Work instructions:
In the material below, please retype the lines from the very first through the one with "fill=coreRed] (core) at", exactly and without pictures.

Recorded data:
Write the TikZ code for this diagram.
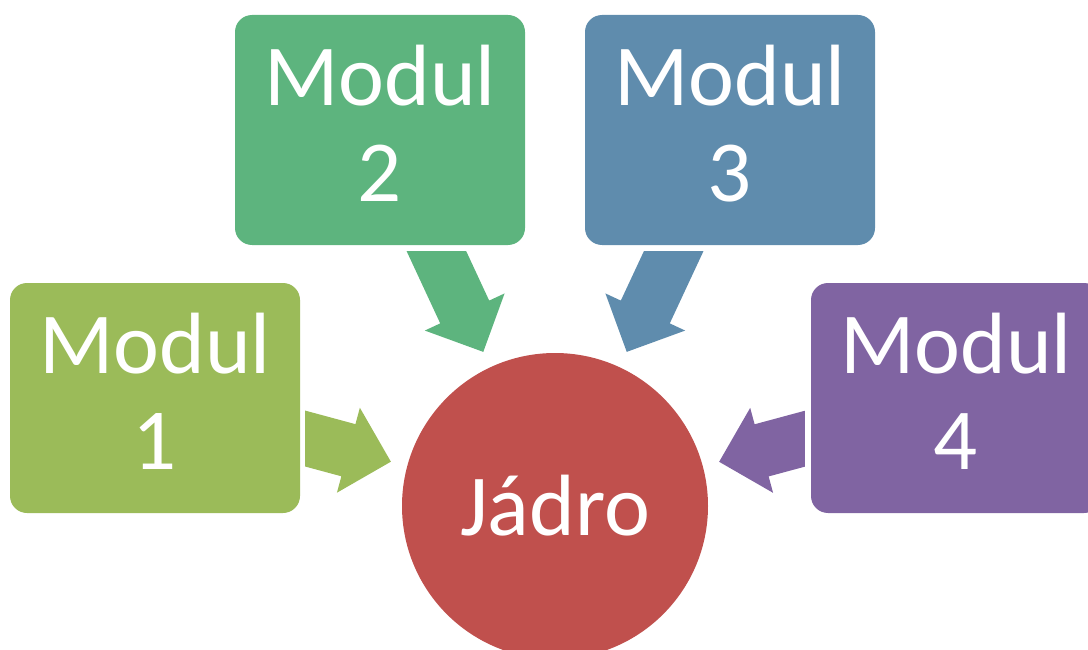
\documentclass[tikz,border=0pt]{standalone}
\usepackage{fontspec}
\setmainfont{Carlito}
\usetikzlibrary{calc}

\definecolor{modOne}{HTML}{9BBB59}
\definecolor{modTwo}{HTML}{5DB47E}
\definecolor{modThree}{HTML}{5F8CAD}
\definecolor{modFour}{HTML}{8064A2}
\definecolor{coreRed}{HTML}{C0504D}

\tikzset{
  modbox/.style={rectangle, rounded corners=17pt, minimum width=290pt,
    minimum height=230pt, inner sep=0pt, text=white, align=center,
    font=\fontsize{87}{96}\selectfont},
  corenode/.style={circle, minimum size=306pt, inner sep=0pt, text=white,
    font=\fontsize{87}{96}\selectfont},
}

% Block arrow from a module box towards the core circle.
% #1 source node, #2 fill colour, #3/#4 two points of the line that cuts the tail
\newcommand\blockarrow[4]{%
  \coordinate (tip)  at ($(core.center)!170pt!(#1.center)$);
  \coordinate (base) at ($(core.center)!214pt!(#1.center)$);
  \coordinate (far)  at ($(core.center)!400pt!(#1.center)$);
  \coordinate (sa)  at ($(base)!27pt!90:(tip)$);
  \coordinate (sa2) at ($(far)!27pt!90:(tip)$);
  \coordinate (sb)  at ($(base)!27pt!-90:(tip)$);
  \coordinate (sb2) at ($(far)!27pt!-90:(tip)$);
  \coordinate (ha)  at ($(base)!44pt!90:(tip)$);
  \coordinate (hb)  at ($(base)!44pt!-90:(tip)$);
  \coordinate (ta)  at (intersection of sa--sa2 and #3--#4);
  \coordinate (tb)  at (intersection of sb--sb2 and #3--#4);
  \fill[#2] (ta) -- (sa) -- (ha) -- (tip) -- (hb) -- (sb) -- (tb) -- cycle;
}

\begin{document}
\begin{tikzpicture}[x=1pt, y=-1pt]
  \useasboundingbox (0,0) rectangle (1088,650);
  \clip (0,0) rectangle (1088,650);

  % module boxes and the core
  \node[modbox, fill=modOne]   (m1) at (155,398) {Modul\\1\rule[-14pt]{0pt}{1pt}};
  \node[modbox, fill=modTwo]   (m2) at (380,130) {Modul\\2\rule[-14pt]{0pt}{1pt}};
  \node[modbox, fill=modThree] (m3) at (730,130) {Modul\\3\rule[-14pt]{0pt}{1pt}};
  \node[modbox, fill=modFour]  (m4) at (956,398) {Modul\\4\rule[-14pt]{0pt}{1pt}};
  \node[corenode, fill=coreRed] (core) at (555,506) {Jádro};

  % lines where the arrow tails are cut
  \coordinate (c1a) at ($(m1.north east)+(5pt,0)$);
  \coordinate (c1b) at ($(m1.south east)+(5pt,0)$);
  \coordinate (c2a) at ($(m2.south west)+(0,-6pt)$);
  \coordinate (c2b) at ($(m2.south east)+(0,-6pt)$);
  \coordinate (c3a) at ($(m3.south west)+(0,-6pt)$);
  \coordinate (c3b) at ($(m3.south east)+(0,-6pt)$);
  \coordinate (c4a) at ($(m4.north west)+(-6pt,0)$);
  \coordinate (c4b) at ($(m4.south west)+(-6pt,0)$);

  % arrows into the core
  \blockarrow{m1}{modOne}{c1a}{c1b}
  \blockarrow{m2}{modTwo}{c2a}{c2b}
  \blockarrow{m3}{modThree}{c3a}{c3b}
  \blockarrow{m4}{modFour}{c4a}{c4b}
\end{tikzpicture}
\end{document}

Full output:
Write the TikZ code for this diagram.
\documentclass[tikz,border=0pt]{standalone}
\usepackage{fontspec}
\setmainfont{Carlito}
\usetikzlibrary{calc}

\definecolor{modOne}{HTML}{9BBB59}
\definecolor{modTwo}{HTML}{5DB47E}
\definecolor{modThree}{HTML}{5F8CAD}
\definecolor{modFour}{HTML}{8064A2}
\definecolor{coreRed}{HTML}{C0504D}

\tikzset{
  modbox/.style={rectangle, rounded corners=17pt, minimum width=290pt,
    minimum height=230pt, inner sep=0pt, text=white, align=center,
    font=\fontsize{87}{96}\selectfont},
  corenode/.style={circle, minimum size=306pt, inner sep=0pt, text=white,
    font=\fontsize{87}{96}\selectfont},
}

% Block arrow from a module box towards the core circle.
% #1 source node, #2 fill colour, #3/#4 two points of the line that cuts the tail
\newcommand\blockarrow[4]{%
  \coordinate (tip)  at ($(core.center)!170pt!(#1.center)$);
  \coordinate (base) at ($(core.center)!214pt!(#1.center)$);
  \coordinate (far)  at ($(core.center)!400pt!(#1.center)$);
  \coordinate (sa)  at ($(base)!27pt!90:(tip)$);
  \coordinate (sa2) at ($(far)!27pt!90:(tip)$);
  \coordinate (sb)  at ($(base)!27pt!-90:(tip)$);
  \coordinate (sb2) at ($(far)!27pt!-90:(tip)$);
  \coordinate (ha)  at ($(base)!44pt!90:(tip)$);
  \coordinate (hb)  at ($(base)!44pt!-90:(tip)$);
  \coordinate (ta)  at (intersection of sa--sa2 and #3--#4);
  \coordinate (tb)  at (intersection of sb--sb2 and #3--#4);
  \fill[#2] (ta) -- (sa) -- (ha) -- (tip) -- (hb) -- (sb) -- (tb) -- cycle;
}

\begin{document}
\begin{tikzpicture}[x=1pt, y=-1pt]
  \useasboundingbox (0,0) rectangle (1088,650);
  \clip (0,0) rectangle (1088,650);

  % module boxes and the core
  \node[modbox, fill=modOne]   (m1) at (155,398) {Modul\\1\rule[-14pt]{0pt}{1pt}};
  \node[modbox, fill=modTwo]   (m2) at (380,130) {Modul\\2\rule[-14pt]{0pt}{1pt}};
  \node[modbox, fill=modThree] (m3) at (730,130) {Modul\\3\rule[-14pt]{0pt}{1pt}};
  \node[modbox, fill=modFour]  (m4) at (956,398) {Modul\\4\rule[-14pt]{0pt}{1pt}};
  \node[corenode, fill=coreRed] (core) at (555,506) {Jádro};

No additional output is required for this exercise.